A turkey hen pauses to scope out her surroundings. Photo provided by Maddie Dumas

A turkey hen pauses to scope out her surroundings. Photo provided by Maddie Dumas

As spring arrives, the pond floods with waterfowl and the birds begin to brush up on their dancing in preparation for mating season. It’s always a joy to see the sandhill cranes hopping, bowing, and sweeping their huge graceful wings for their mates. Likewise, the drama of the northern harrier skydance is hard to beat. All this bravado leads to the happy observations of early summer. I can recall one morning when, all alone and heading up the trail in the Kubota, I saw a hen turkey up ahead on the trail. I stopped the vehicle and sat still to watch 10, 11, 12, 13 or more turkey chicks stumble across the trail, the last one dawdling well behind the others, until it looked up and, seeing itself alone, took off like a shot into the tall grasses. Another unforgettable family moment was when, working with the interns, we flushed a female harrier. Approaching the area where she flew, we were treated to the sight of her nest, complete with two feisty chicks who glared up at us with open bills before dashing off the nest and into the prairie at surprising speed. We took off with speed ourselves so as not to disturb them further.

The unmatched beauty of a Goose Pond summer. Photo provided by Maddie Dumas

The unmatched beauty of a Goose Pond summer. Photo provided by Maddie Dumas

In the heat of summer, the prairie wildflowers are the pleasantest way of marking the passing of the season. Unfortunately, the invasive weeds are just as regular a timepiece. Well past parsnip season and deep into the drudgery of sweet clover season, a late afternoon can drag on slower than your feet through the lush prairie as you fight your way out to an isolated clone.  It’s there, digging and pulling and sweating and hoping you’ve found the last of it (and you never have), that the sweet call of the Eastern meadowlark might make you pause. You will look around for the bird, and maybe spot it, or maybe not. But either way, that momentary lapse in your single-minded pursuit has caused you to observe the beauty around you. The call of the meadowlark reminds you why you’re there in the sweetest way possible.

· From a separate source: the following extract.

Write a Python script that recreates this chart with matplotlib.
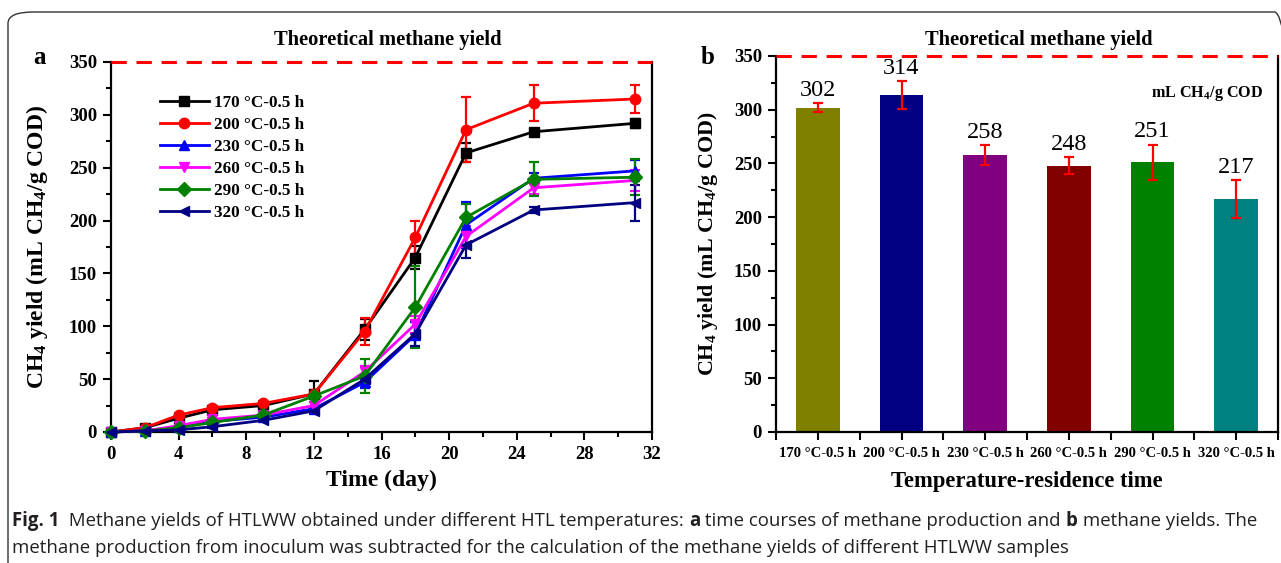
import matplotlib
matplotlib.use('Agg')
import matplotlib.pyplot as plt
from matplotlib.patches import FancyBboxPatch
from matplotlib.ticker import MultipleLocator
from matplotlib import font_manager
from matplotlib.font_manager import FontProperties

# ---------------- data ----------------
days = [0, 2, 4, 6, 9, 12, 15, 18, 21, 25, 31]
series_labels = ['170 °C-0.5 h', '200 °C-0.5 h', '230 °C-0.5 h',
                 '260 °C-0.5 h', '290 °C-0.5 h', '320 °C-0.5 h']
y170 = [0, 4, 13, 21, 25, 36, 97, 165, 264, 284, 292]
y200 = [0, 4, 16, 23, 27, 36, 95, 184, 286, 311, 315]
y230 = [0, 1, 5, 10, 14, 22, 47, 92, 196, 240, 247]
y260 = [0, 1, 6, 12, 16, 25, 57, 102, 185, 231, 238]
y290 = [0, 1, 4, 9, 16, 34, 53, 118, 203, 239, 241]
y320 = [0, 1, 2, 5, 11, 20, 50, 93, 177, 210, 217]
e170 = [0, 1, 1, 1, 2, 12, 10, 11, 9, 3, 4]
e200 = [0, 1, 2, 2, 2, 4, 13, 16, 31, 17, 13]
e230 = [0, 0, 1, 1, 1, 2, 5, 12, 22, 5, 10]
e260 = [0, 0, 1, 1, 1, 3, 5, 8, 10, 6, 10]
e290 = [0, 0, 1, 1, 1, 2, 16, 39, 13, 16, 17]
e320 = [0, 0, 1, 1, 1, 2, 4, 12, 12, 3, 17]

bar_categories = ['170 °C-0.5 h', '200 °C-0.5 h', '230 °C-0.5 h',
                  '260 °C-0.5 h', '290 °C-0.5 h', '320 °C-0.5 h']
bar_values = [302, 314, 258, 248, 251, 217]
bar_errors = [4.5, 13, 9, 8, 16.5, 17.5]
theoretical = 350

line_colors = ['#000000', '#FF0000', '#0000FF', '#FF00FF', '#008000', '#000080']
markers = ['s', 'o', '^', 'v', 'D', '<']
bar_colors = ['#808000', '#000080', '#800080', '#800000', '#008000', '#008080']

# ---------------- style ----------------
serif = 'Liberation Serif'
plt.rcParams['font.family'] = [serif, 'DejaVu Serif']
plt.rcParams['mathtext.fontset'] = 'custom'
plt.rcParams['mathtext.rm'] = 'Liberation Serif:bold'
plt.rcParams['mathtext.bf'] = 'Liberation Serif:bold'
plt.rcParams['mathtext.it'] = 'Liberation Serif:bold:italic'

W, H = 1281, 563
fig = plt.figure(figsize=(W / 100, H / 100), dpi=100)


def fx(px):
    return px / W


def fy(py):
    return 1 - py / H


# outer rounded frame
frame = FancyBboxPatch((fx(8), fy(600)), fx(1300) - fx(8), fy(12) - fy(600),
                       boxstyle='round,pad=0,rounding_size=0.02',
                       transform=fig.transFigure, fill=False,
                       edgecolor='#333333', linewidth=1.0, clip_on=False)
fig.add_artist(frame)

tick_fs = 13.5


def style_axes(ax):
    ax.spines['top'].set_visible(False)
    for s in ['left', 'bottom', 'right']:
        ax.spines[s].set_linewidth(1.6)
    ax.tick_params(which='both', direction='out', width=1.5, right=False, top=False)
    ax.tick_params(which='major', length=6, labelsize=tick_fs, pad=4)
    ax.tick_params(which='minor', length=3.5)
    for lab in ax.get_yticklabels() + ax.get_xticklabels():
        lab.set_fontweight('bold')


# ---------------- panel a ----------------
axa = fig.add_axes([fx(111), fy(432), fx(652) - fx(111), fy(62) - fy(432)])
all_y = [y170, y200, y230, y260, y290, y320]
all_e = [e170, e200, e230, e260, e290, e320]
for yv, ev, c, m, lab in zip(all_y, all_e, line_colors, markers, series_labels):
    axa.errorbar(days, yv, yerr=ev, color=c, marker=m, markersize=7.5,
                 linewidth=2.0, elinewidth=1.6, capsize=3.8, capthick=1.6,
                 label=lab, clip_on=False, zorder=3)
axa.set_xlim(0, 32)
axa.set_ylim(0, 350)
axa.xaxis.set_major_locator(MultipleLocator(4))
axa.xaxis.set_minor_locator(MultipleLocator(2))
axa.yaxis.set_major_locator(MultipleLocator(50))
axa.yaxis.set_minor_locator(MultipleLocator(25))
style_axes(axa)
axa.axhline(theoretical, color='#FF0000', linestyle=(0, (5, 3.2)), linewidth=2.2,
            clip_on=False, zorder=4)
axa.set_xlabel('Time (day)', fontsize=17, fontweight='bold', labelpad=5)
axa.set_ylabel('CH$_4$ yield (mL CH$_4$/g COD)', fontsize=17, fontweight='bold',
               labelpad=14)
handles, labels = axa.get_legend_handles_labels()
handles = [h[0] for h in handles]
axa.legend(handles, labels, loc='upper left', bbox_to_anchor=(0.09, 0.912),
           frameon=False, handlelength=2.9, handletextpad=0.25, labelspacing=0.36,
           borderaxespad=0, borderpad=0,
           prop=FontProperties(family=serif, weight='bold', size=12.3))

fig.text(fx(388), fy(40), 'Theoretical methane yield', ha='center', va='center',
         fontsize=14.8, fontweight='bold')
fig.text(fx(40), fy(58), 'a', ha='center', va='center', fontsize=18, fontweight='bold')

# ---------------- panel b ----------------
axb = fig.add_axes([fx(776), fy(432), fx(1278) - fx(776), fy(56) - fy(432)])
xpos = list(range(len(bar_categories)))
axb.bar(xpos, bar_values, width=0.52, color=bar_colors, zorder=2)
axb.errorbar(xpos, bar_values, yerr=bar_errors, fmt='none', ecolor='#FF0000',
             elinewidth=1.6, capsize=3.8, capthick=1.6, zorder=3)
for xi, v, e in zip(xpos, bar_values, bar_errors):
    axb.text(xi, v + e + 2, '%d' % v, ha='center', va='bottom', fontsize=17.5,
             fontweight='normal', zorder=1)
axb.set_xlim(-0.5, 5.5)
axb.set_ylim(0, 350)
axb.set_xticks(xpos)
axb.set_xticklabels(bar_categories)
axb.xaxis.set_minor_locator(MultipleLocator(0.5))
axb.yaxis.set_major_locator(MultipleLocator(50))
axb.yaxis.set_minor_locator(MultipleLocator(25))
style_axes(axb)
axb.tick_params(axis='x', which='both', length=6)
axb.tick_params(axis='x', which='major', labelsize=10.5, pad=5)
for lab in axb.get_xticklabels():
    lab.set_fontweight('bold')
axb.axhline(theoretical, color='#FF0000', linestyle=(0, (5, 3.2)), linewidth=2.2,
            clip_on=False, zorder=4)
axb.set_xlabel('Temperature-residence time', fontsize=16.3, fontweight='bold',
               labelpad=8)
axb.set_ylabel('CH$_4$ yield (mL CH$_4$/g COD)', fontsize=15.8, fontweight='bold',
               labelpad=10)
axb.text(0.97, 0.9, 'mL CH$_4$/g COD', transform=axb.transAxes, ha='right',
         va='center', fontsize=11.6, fontweight='bold')
fig.text(fx(1039), fy(40), 'Theoretical methane yield', ha='center', va='center',
         fontsize=14.8, fontweight='bold')
fig.text(fx(708), fy(58), 'b', ha='center', va='center', fontsize=18, fontweight='bold')

# ---------------- caption ----------------
cap_family = 'DejaVu Sans'
for cand in ['Liberation Sans Narrow', 'Open Sans', 'Noto Sans']:
    try:
        font_manager.findfont(FontProperties(family=cand), fallback_to_default=False)
        cap_family = cand
        break
    except Exception:
        pass

line1 = [('Fig. 1', 'bold'),
         ('  Methane yields of HTLWW obtained under different HTL temperatures: ', 'normal'),
         ('a', 'bold'), (' time courses of methane production and ', 'normal'),
         ('b', 'bold'), (' methane yields. The', 'normal')]
line2 = [('methane production from inoculum was subtracted for the calculation of the '
          'methane yields of different HTLWW samples', 'normal')]

renderer = fig.canvas.get_renderer()


def measure(pieces, size):
    total = 0
    for s, w in pieces:
        t = fig.text(0, 0, s, family=cap_family, fontweight=w, fontsize=size)
        total += t.get_window_extent(renderer).width
        t.remove()
    return total


base = 11
wid = measure(line1, base)
cap_size = min(base * 1250 / wid, 13.5)


def place(pieces, x0, ypix, size):
    x = x0
    for s, w in pieces:
        t = fig.text(fx(x), fy(ypix), s, family=cap_family, fontweight=w,
                     fontsize=size, ha='left', va='center', color='#231f20')
        x += t.get_window_extent(renderer).width


place(line1, 12, 521, cap_size)
place(line2, 12, 548, cap_size)

fig.savefig('out.png', dpi=100)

A ringed-necked pheasant provides a spectacular view for the lucky beholder. Photo provided by Maddie Dumas

A ringed-necked pheasant provides a spectacular view for the lucky beholder. Photo provided by Maddie Dumas

In fall the waterfowl return to the pond in full force. Every morning is a scavenger hunt, counting the birds on the pond, feeling that rush of adrenaline when you spot something new (a raft of redheads!), or in great quantities (100 snow geese!). Even better, long satisfying days collecting and sorting prairie seed blend into cool, dark nights where the last sounds you hear before falling asleep are the honking and splashing and whistling of the ducks, geese and swans. One fall night Aaron and I heard a great-horned owl hooting around dusk, a pack of coyotes yipping in the middle of the night, and a pheasant barking us awake in the morning; all this vying to be heard over the cacophony coming off the pond. Whoever said it was quiet living in the country?!

These experiences will forever mark a special time in my life. A time when my job meant spending the entire day outside in nature. When my work and home and passion all blended harmoniously into one. I will continue to work in the field of restoration ecology, but I don’t know when I’ll ever again be so immersed in it. May everyone be so fortunate as to have a job like this once in their lives. Thank you to everyone who gave me this opportunity, to those who livened my days by working with me, to those who educated me (whether they knew it or not), and to all who work to protect our wildlife and planet.